Guido Ceronetti è chi con gli occhi spalancati e stravolti guarda il mondo da tutti i lati possibili. Mi ricorda che l’essere umano è non solo “homo faber” ma anche essere formatore, capace di stabilire relazioni tra gli eventi culturali, configurarli nella sua esperienza e dare loro nuovi significati e nuove forme, anche stravolgendo letture altrui che hanno fatto il loro tempo. Ci insegna che la sua lingua di saggista è soprattutto una libera creazione culturale, frutto dello scavo sistematico e del pensiero profondo. Questa sua lingua è capace delle più vertiginose fulminee sintesi che lasciano a bocca aperta. Prendere o lasciare. Stretto tra l’Apocalisse e l’Epifania, non c’è luogo che Ceronetti non esplori lasciandolo poi sottosopra.

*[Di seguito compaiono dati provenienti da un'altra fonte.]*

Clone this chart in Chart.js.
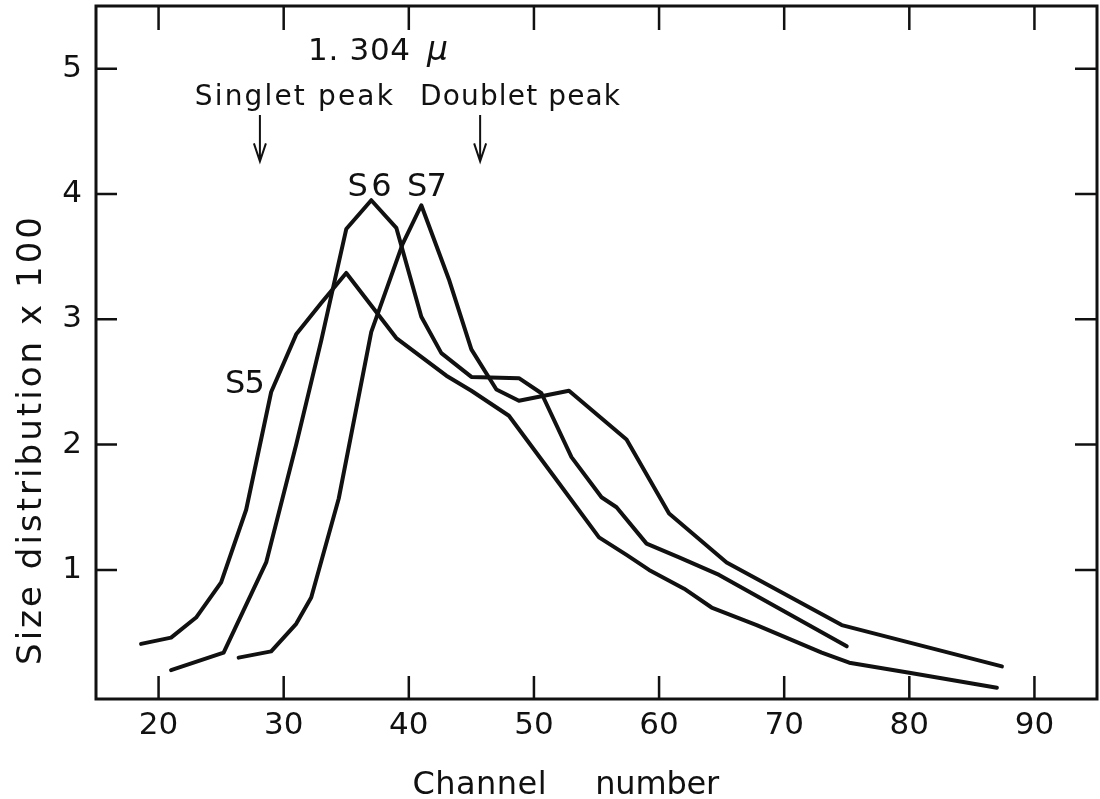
<!DOCTYPE html>
<html>
<head>
<meta charset="utf-8">
<script src="https://cdn.jsdelivr.net/npm/chart.js@4.4.1/dist/chart.umd.min.js"></script>
<style>
  html, body { margin: 0; padding: 0; background: #fff; }
  canvas { display: block; }
</style>
</head>
<body>
<canvas id="sizes" width="1100" height="799"></canvas>
<script>
// values (channel number, size distribution x 100)
const s5Channel = [18.6, 21, 23, 25, 27, 29, 31, 33, 35, 37, 39, 41, 43, 45, 48, 51.5, 55.2, 57.4, 59.2, 62, 64.2, 67.8, 73, 75.2, 80, 87];
const s5Value   = [0.41, 0.46, 0.62, 0.90, 1.48, 2.42, 2.88, 3.13, 3.37, 3.11, 2.85, 2.70, 2.55, 2.43, 2.23, 1.76, 1.26, 1.12, 1.00, 0.85, 0.70, 0.56, 0.34, 0.26, 0.18, 0.06];

const s6Channel = [21, 25.2, 28.6, 31, 33, 35, 37, 39, 41, 42.6, 45, 48.8, 50.6, 53, 55.4, 56.6, 59, 61.6, 64.8, 75];
const s6Value   = [0.20, 0.34, 1.06, 2.00, 2.83, 3.72, 3.95, 3.73, 3.02, 2.73, 2.54, 2.53, 2.41, 1.90, 1.58, 1.50, 1.21, 1.10, 0.96, 0.39];

const s7Channel = [26.4, 29, 31, 32.2, 34.4, 37, 39.5, 41, 43.2, 45, 47, 48.8, 52.8, 57.4, 60.8, 65.4, 74.6, 87.4];
const s7Value   = [0.30, 0.35, 0.57, 0.78, 1.57, 2.90, 3.60, 3.91, 3.32, 2.76, 2.44, 2.35, 2.43, 2.04, 1.45, 1.06, 0.56, 0.23];

const xTickValues = [20, 30, 40, 50, 60, 70, 80, 90];
const yTickValues = [1, 2, 3, 4, 5];

const FONT = '"DejaVu Sans", sans-serif';
const INK = '#111';

const toPoints = (xs, ys) => xs.map((x, i) => ({x: x, y: ys[i]}));

function fitText(ctx, text, x, y, width, font) {
  ctx.font = font;
  ctx.letterSpacing = '0px';
  const w = ctx.measureText(text).width;
  const gap = text.length > 1 ? (width - w) / (text.length - 1) : 0;
  ctx.letterSpacing = gap + 'px';
  ctx.textAlign = 'left';
  ctx.textBaseline = 'alphabetic';
  ctx.fillText(text, x, y);
  ctx.letterSpacing = '0px';
}

const paperFrame = {
  id: 'paperFrame',
  afterDraw(chart) {
    const ctx = chart.ctx;
    const xs = chart.scales.x;
    const ys = chart.scales.y;
    const a = chart.chartArea;
    const px = v => xs.getPixelForValue(v);
    const py = v => ys.getPixelForValue(v);
    ctx.save();
    ctx.strokeStyle = INK;
    ctx.fillStyle = INK;

    // frame
    ctx.lineWidth = 3;
    ctx.strokeRect(a.left, a.top, a.right - a.left, a.bottom - a.top);

    // inward ticks on all four sides
    ctx.lineWidth = 2.5;
    ctx.beginPath();
    xTickValues.forEach(v => {
      const x = px(v);
      ctx.moveTo(x, a.bottom); ctx.lineTo(x, a.bottom - 23);
      ctx.moveTo(x, a.top); ctx.lineTo(x, a.top + 24);
    });
    yTickValues.forEach(v => {
      const y = py(v);
      ctx.moveTo(a.left, y); ctx.lineTo(a.left + 21, y);
      ctx.moveTo(a.right, y); ctx.lineTo(a.right - 22, y);
    });
    ctx.stroke();

    // annotations
    fitText(ctx, '1. 304', px(31.95), py(5.07), 102, '31px ' + FONT);
    fitText(ctx, 'μ', px(41.45), py(5.07), 26, 'italic 33px ' + FONT);
    fitText(ctx, 'Singlet peak', px(22.9), py(4.71), 198, '28px ' + FONT);
    fitText(ctx, 'Doublet peak', px(40.9), py(4.71), 200, '28px ' + FONT);
    fitText(ctx, 'S6', px(35.1), py(3.98), 44, '32px ' + FONT);
    fitText(ctx, 'S7', px(39.85), py(3.98), 40, '32px ' + FONT);
    fitText(ctx, 'S5', px(25.3), py(2.41), 40, '32px ' + FONT);

    // arrows
    ctx.lineWidth = 2;
    [28.1, 45.7].forEach(c => {
      const x = px(c);
      const y0 = py(4.63), y1 = py(4.26);
      ctx.beginPath();
      ctx.moveTo(x, y0); ctx.lineTo(x, y1);
      ctx.moveTo(x - 6, y1 - 18); ctx.lineTo(x, y1); ctx.lineTo(x + 6, y1 - 18);
      ctx.stroke();
    });

    // axis titles
    fitText(ctx, 'Channel', px(40.3), 794, 134, '32px ' + FONT);
    fitText(ctx, 'number', px(54.9), 794, 124, '32px ' + FONT);

    ctx.translate(41, 441);
    ctx.rotate(-Math.PI / 2);
    fitText(ctx, 'Size distribution x 100', -224, 0, 448, '34px ' + FONT);
    ctx.restore();
  }
};

const lineStyle = {
  borderColor: INK,
  borderWidth: 4,
  pointRadius: 0,
  tension: 0,
  fill: false,
  borderJoinStyle: 'round',
  borderCapStyle: 'round'
};

new Chart(document.getElementById('sizes'), {
  type: 'line',
  data: {
    datasets: [
      Object.assign({label: 'S5', data: toPoints(s5Channel, s5Value)}, lineStyle),
      Object.assign({label: 'S6', data: toPoints(s6Channel, s6Value)}, lineStyle),
      Object.assign({label: 'S7', data: toPoints(s7Channel, s7Value)}, lineStyle)
    ]
  },
  options: {
    responsive: false,
    animation: false,
    layout: {padding: {top: 6, right: 3, left: 0, bottom: 0}},
    plugins: {legend: {display: false}, tooltip: {enabled: false}},
    scales: {
      x: {
        type: 'linear',
        min: 15,
        max: 95,
        afterBuildTicks: s => { s.ticks = xTickValues.map(v => ({value: v})); },
        afterFit: s => { s.height = 100; s.paddingLeft = 0; s.paddingRight = 0; },
        grid: {display: false, drawTicks: false},
        border: {display: false},
        ticks: {color: INK, padding: 8, font: {family: FONT, size: 31}, maxRotation: 0}
      },
      y: {
        type: 'linear',
        min: -0.03,
        max: 5.5,
        afterBuildTicks: s => { s.ticks = yTickValues.map(v => ({value: v})); },
        afterFit: s => { s.width = 96; s.paddingTop = 0; s.paddingBottom = 0; },
        grid: {display: false, drawTicks: false},
        border: {display: false},
        ticks: {color: INK, padding: 14, font: {family: FONT, size: 31}}
      }
    }
  },
  plugins: [paperFrame]
});
</script>
</body>
</html>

La poeta Szymborska ripete continuamente a sé stessa “non so”. Cerca di dare una risposta alla vita e i suoi misteri, ma già l’assale il dubbio e comincia a rendersi conto che si tratta di una risposta provvisoria e del tutto insufficiente. Prova perciò ancora una volta e un’altra ancora, e racchiude a volte con un gran fermaglio le prove della sua insoddisfazione. Il parlare della Szymborska, in cui ogni parola ha un peso, non ha più nulla di ordinario e normale. Nessuna pietra, e nessuna nuvola sopra di essa. Nessun giorno e nessuna notte che lo segua. E nessuna esistenza di nessun essere in questo mondo. Il mondo ovvio e comune non esiste affatto. La semplicità e leggerezza delle sue poesie è ingannevole, nasconde ironia e costante interrogazione, suscita dubbi e fa scaturire inattese implicazioni.
L’Elogio della Follia di Erasmo, infine. A parte l’individualità irripetibile di ciascun artista a cui ho accennato e la diversità dello strumento proprio, c’è un filo coerente che unisce i loro sforzi per decifrare la realtà. Secondo Erasmo, la Follia non dice solo la verità su sé stessa mentre si presenta e tesse il proprio elogio, ma dice la verità e le pecche anche della ragione.
“Sono due i principali ostacoli alla conoscenza delle cose: la vergogna che offusca l’animo, e la paura che, alla vista del pericolo, distoglie dalle imprese. La follia libera da entrambe. Non vergognarsi mai e osare tutto: pochissimi sanno quale messi di vantaggi ne derivi.”